Ich frage ja nur

An gewissen Tagen scheint es, als sei zwischen literaturproduzierendem Gewerbe und dem Rest der Gesellschaft alles in Ordnung. Die eine Seite tut, als wünsche sie nichts sehnlicher als neue Bücher, die andere, als glaube sie das. Wie ist es wirklich?

Der Geschäftsmann wird, bevor er die Warenwelt mit einem neuen Lutscher bereichert, zu erforschen suchen, wie viele daran lecken und was sie dabei schmecken möchten. Jede Radiostation, die entscheiden muss, welche Schlager sie abdudelt, verfährt ähnlich. Der typische Autor hingegen (fortan TA genannt) glaubt das nicht nur nicht nötig zu haben, er hält sich darauf auch noch etwas zugute. Statt sich dem Leser anzupassen, erwartet er, dass ihm dieser auf halbem Weg ent-gegenkommt. Mindestens. Hat der damit ein Problem, ist TA beleidigt.

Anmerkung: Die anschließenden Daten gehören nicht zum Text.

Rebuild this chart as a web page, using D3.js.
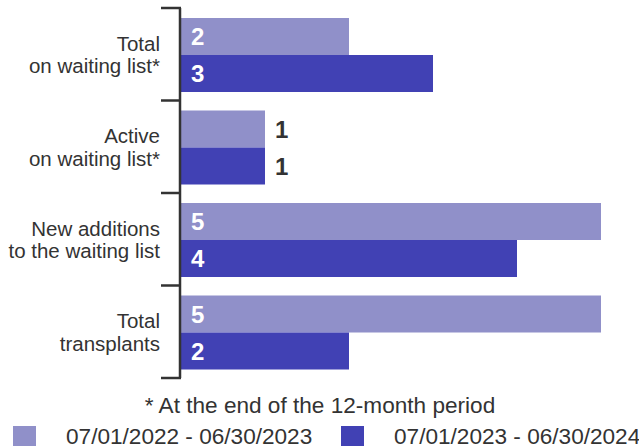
<!DOCTYPE html>
<html>
<head>
<meta charset="utf-8">
<script src="https://cdn.jsdelivr.net/npm/d3@7"></script>
<style>
  body { margin: 0; background: #fff; }
  svg { display: block; font-family: "Liberation Sans", Arial, sans-serif; }
</style>
</head>
<body>
<div id="chart"></div>
<script>
// chart data
const categories = [
    ['Total', 'on waiting list*'],
    ['Active', 'on waiting list*'],
    ['New additions', 'to the waiting list'],
    ['Total', 'transplants']
];
const seriesNames = ['07/01/2022 - 06/30/2023', '07/01/2023 - 06/30/2024'];
const period1 = [2, 1, 5, 5];
const period2 = [3, 1, 4, 2];
const footnote = '* At the end of the 12-month period';

const colors = ['#9090c9', '#4141b4'];
const textColor = '#333333';

const width = 639, height = 448;
const svg = d3.select('#chart').append('svg')
    .attr('width', width)
    .attr('height', height);

const catKeys = categories.map((c, i) => i);

const y0 = d3.scaleBand()
    .domain(catKeys)
    .range([8, 378]);

const y1 = d3.scaleBand()
    .domain([0, 1])
    .range([10, y0.bandwidth() - 8.5]);

const x = d3.scaleLinear()
    .domain([0, 5])
    .range([181, 601]);

const values = [period1, period2];

// bars
const groups = svg.selectAll('g.cat')
    .data(catKeys)
    .enter().append('g')
    .attr('class', 'cat')
    .attr('transform', d => `translate(0,${y0(d)})`);

groups.each(function(ci) {
    const g = d3.select(this);
    values.forEach((vals, si) => {
        const v = vals[ci];
        g.append('rect')
            .attr('x', x(0))
            .attr('y', y1(si))
            .attr('width', x(v) - x(0))
            .attr('height', y1.bandwidth())
            .attr('fill', colors[si]);

        const inside = (x(v) - x(0)) > 120;
        g.append('text')
            .attr('x', inside ? x(0) + 10 : x(v) + 10)
            .attr('y', y1(si) + y1.bandwidth() / 2)
            .attr('dy', '0.36em')
            .attr('font-size', 24)
            .attr('font-weight', 'bold')
            .attr('fill', inside ? '#ffffff' : textColor)
            .text(v);
    });

    // category label
    const mid = y0.bandwidth() / 2;
    const lbl = g.append('text')
        .attr('text-anchor', 'end')
        .attr('font-size', 20.5)
        .attr('fill', textColor);
    lbl.append('tspan').attr('x', 160).attr('y', mid - 3.5).text(categories[ci][0]);
    lbl.append('tspan').attr('x', 160).attr('y', mid + 19).text(categories[ci][1]);
});

// axis: vertical line with ticks at the band edges
const edges = catKeys.map(d => y0(d)).concat([y0.range()[1]]);
const axis = svg.append('g').attr('stroke', textColor).attr('stroke-width', 2.5);
axis.append('line')
    .attr('x1', 180).attr('x2', 180)
    .attr('y1', edges[0]).attr('y2', edges[edges.length - 1]);
axis.selectAll('line.tick')
    .data(edges)
    .enter().append('line')
    .attr('class', 'tick')
    .attr('x1', 161).attr('x2', 181)
    .attr('y1', d => d).attr('y2', d => d);

// footnote
svg.append('text')
    .attr('x', 320)
    .attr('y', 413)
    .attr('text-anchor', 'middle')
    .attr('font-size', 22.6)
    .attr('fill', textColor)
    .text(footnote);

// legend
const legendX = [13, 341];
seriesNames.forEach((name, i) => {
    const lg = svg.append('g').attr('transform', `translate(${legendX[i]},426)`);
    lg.append('rect')
        .attr('width', 23)
        .attr('height', 20)
        .attr('fill', colors[i]);
    lg.append('text')
        .attr('x', 53)
        .attr('y', 18)
        .attr('font-size', 22.6)
        .attr('fill', textColor)
        .text(name);
});
</script>
</body>
</html>
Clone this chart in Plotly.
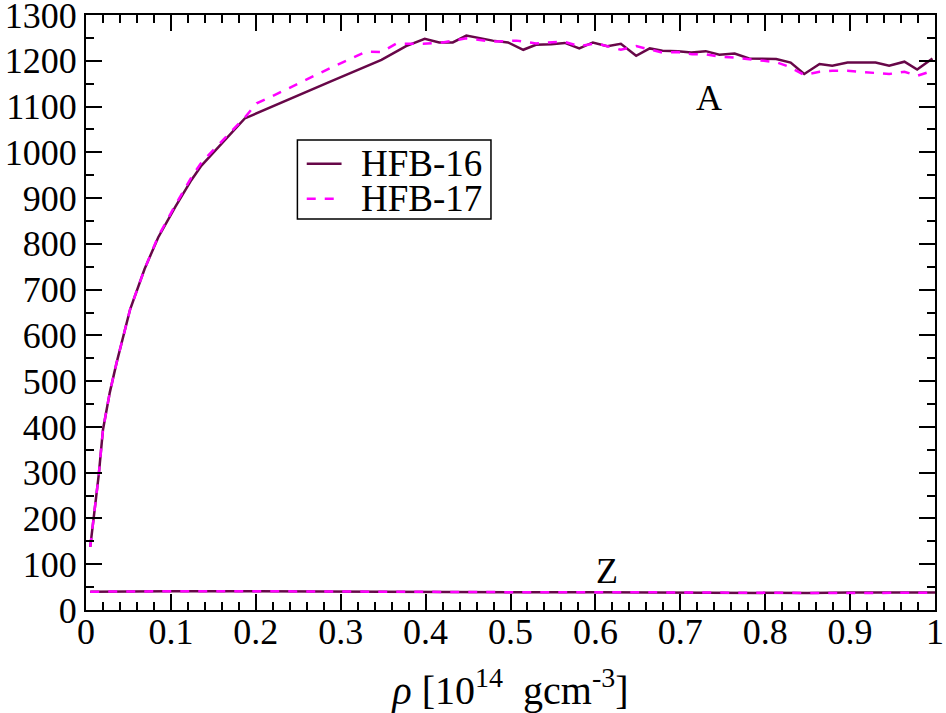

Geht das, wie zu erwarten war, schief, reagiert er abermals unvernünftig. Der Unternehmer pflegt sich dann (je nachdem, ob er im Roman oder im richtigen Leben Bankerott macht) eine Kugel durch den Kopf zu jagen oder in ein Land seiner Wahl abzusetzen. Dem TA liegt beides fern. Vom Markt ausgespieen, hätte er allen Grund, sich zu schämen. Statt aber gesenkten Hauptes sein Urteil zu hören oder wenigstens den Mund zu halten, schreit er desto lauter nach Subventionen. Die er auch noch die Stirn hat, euphemistisch „Fördermittel“ zu nennen.

Subventionen streichen andere ebenfalls ein; Bauers-, Berg- und Bühnenleute etwa. Man hört sie jedoch nicht unablässig lamentieren, es seien nicht genug. Besonders einsichtsvoll sind die An-gehörigen Nährstandes. Bietet man ihnen Geld, damit sie dieses und jenes nicht mehr erzeugen, lassen sie ihre arbeitsamen Hände sogleich ruhen. Müssen Früchte ihres Fleißes gedeihlichem Wirtschaften zuliebe entsorgt werden, nicken sie tapfer. Die Angewohnheit, gelegentlich ein paar Traktoren querzustellen oder vor die Tür des zuständigen Ministeriums eine Fuhre Mist zu kippen, verzeiht man ihnen dafür gern.

Unserem TA, man ahnt es, ist solche Bescheidenheit fremd. Geld hat er, zugegeben, nicht zu erhoffen, wenn er seine Produktion einstellt, doch könnte er der Allgemeinheit diesen Dienst ja auch gebührenfrei leisten. Oder, falls das zu viel verlangt ist, seine Liebhaberei wenigstens durch ehrliche Arbeit finanzieren. Vorbilder gibt es. Der namhafte Übersetzer Martin Luther beispielsweise empfand die Annahme eines Honorars als Entweihung einer Gottesgabe: umsonst habe man das Talent empfangen, umsonst solle man daran teilhaben lassen. TA hingegen stellt seine absatzgefährdete Ware nicht nur weiter her, er will dafür auch noch am Leben erhalten werden.

„...viel Büchermachens ist kein Ende“, klagte der biblische Prediger vor mehr als 2000 Jahren; genutzt hat es bekanntlich nichts. Die Konsequenzen bekommen zunehmend auch Unschuldige zu spüren: und sei es nur, indem sie sich an der Wühlkiste einer Buchhandlung den Hüftknochen wundstoßen. Den Gemeinen TA kümmert das nicht. Gleichgültig gegenüber den Leiden seiner Umgebung, produziert er unbeirrbar weiter. Ist das nicht – ich frage ja bloß – ein Skandal?